A New Kind of Journey: ‘Flying through space above the earth, around the world’

I am describing here my own experience in personal, highly descriptive terms, in “diary mode”.

This particular road is full of hairpin turns, down a mountain and on to the sea at Batemans Bay, NSW. I spend as much time as I can “down the coast” and I associate the landscapes of both the car trip and the coast with leisure and pleasure. But I do not like this trip itself if I am driving. I find my negotiations of other traffic and the contours of the road make it a difficult drive.

Last year, I decided to see how this road looked when viewed from above. I wanted to see why I found the road difficult to drive – I wanted to see its shape and therefore somehow to own it, to understand it differently and not just have to put up with my own very limited imagination. I used Google Earth to look at how this wretched road looked from the sky. I was, and still am, able to achieve this journey on Google Earth via my computer mouse and the navigational device – a compass overlay that I can also use to increase or decrease my speed.
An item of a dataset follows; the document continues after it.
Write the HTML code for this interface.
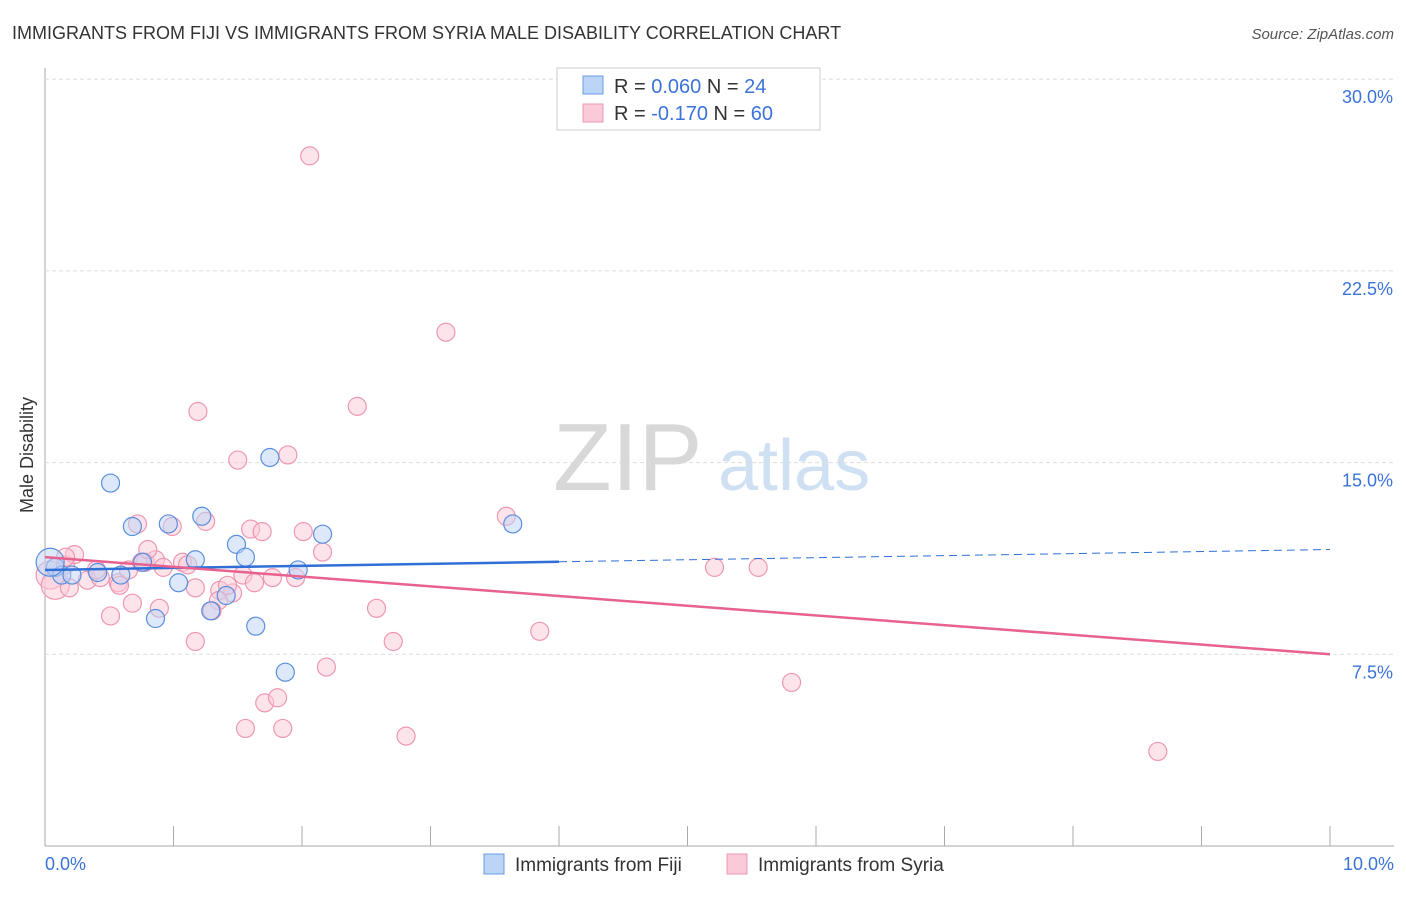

Description: 'that road' Braidwood-Bateman's Bay NSW

Fig. 2 ‘that road’ Screen Shot from Google Earth “Braidwood to Batemans Bay” NSW 18/9/2010

Suddenly, I have a new driving skill: “driving the mouse in Google Earth”, not quite as tricky as driving a car but now it feels like I am more in control – sort of, I tend to veer on and off the road into forested wilderness, but at least I can understand through my own mouse driving mistakes some of the problems in engineering this road. Now I can see the beginning and the end – the beginning and the destination of my journey.

In his essay “Tabula Rasa”, Paul Virilio quotes Walter Benjamin on what Benjamin calls the ‘force’ of the road:

The force of a country road differs depending on whether you are doing it on foot or flying over it in a plane. Only when you are travelling along the road can you learn something about its force (Benjamin cited in Virilio, 2005, 2007: 2).

Now with Google Earth, I can experience another kind of force of this particular road, or perhaps, I can expand my experience of ‘Benjaminian’ force through manually tracing the road over terrain I could not see from the car.

How to analyse this experience? Here I can draw again on Benjamin, whose words well and truly pre-date Google Earth but who spoke of changes in perception arising from new technologies. For example, Benjamin’s idea of ‘shock’ evoked by the close up images of cinema and the chaos of industrialised cities has direct relevance in the sense that Google Earth makes possible a utopian but sensual perception of times and places in the world that are hitherto unfamiliar. My own personally constructed journey of the Braidwood coast road led to another one journey, this time losing and finding my way across the earth to Africa – recalling another quote from Benjamin in Virilio’s essay:

Not to find one’s way around a city does not mean much. But to lose one’s way in a city, as one loses one’s way in a forest, requires some schooling (Benjamin cited in Virilio, 2005, 2007: 1).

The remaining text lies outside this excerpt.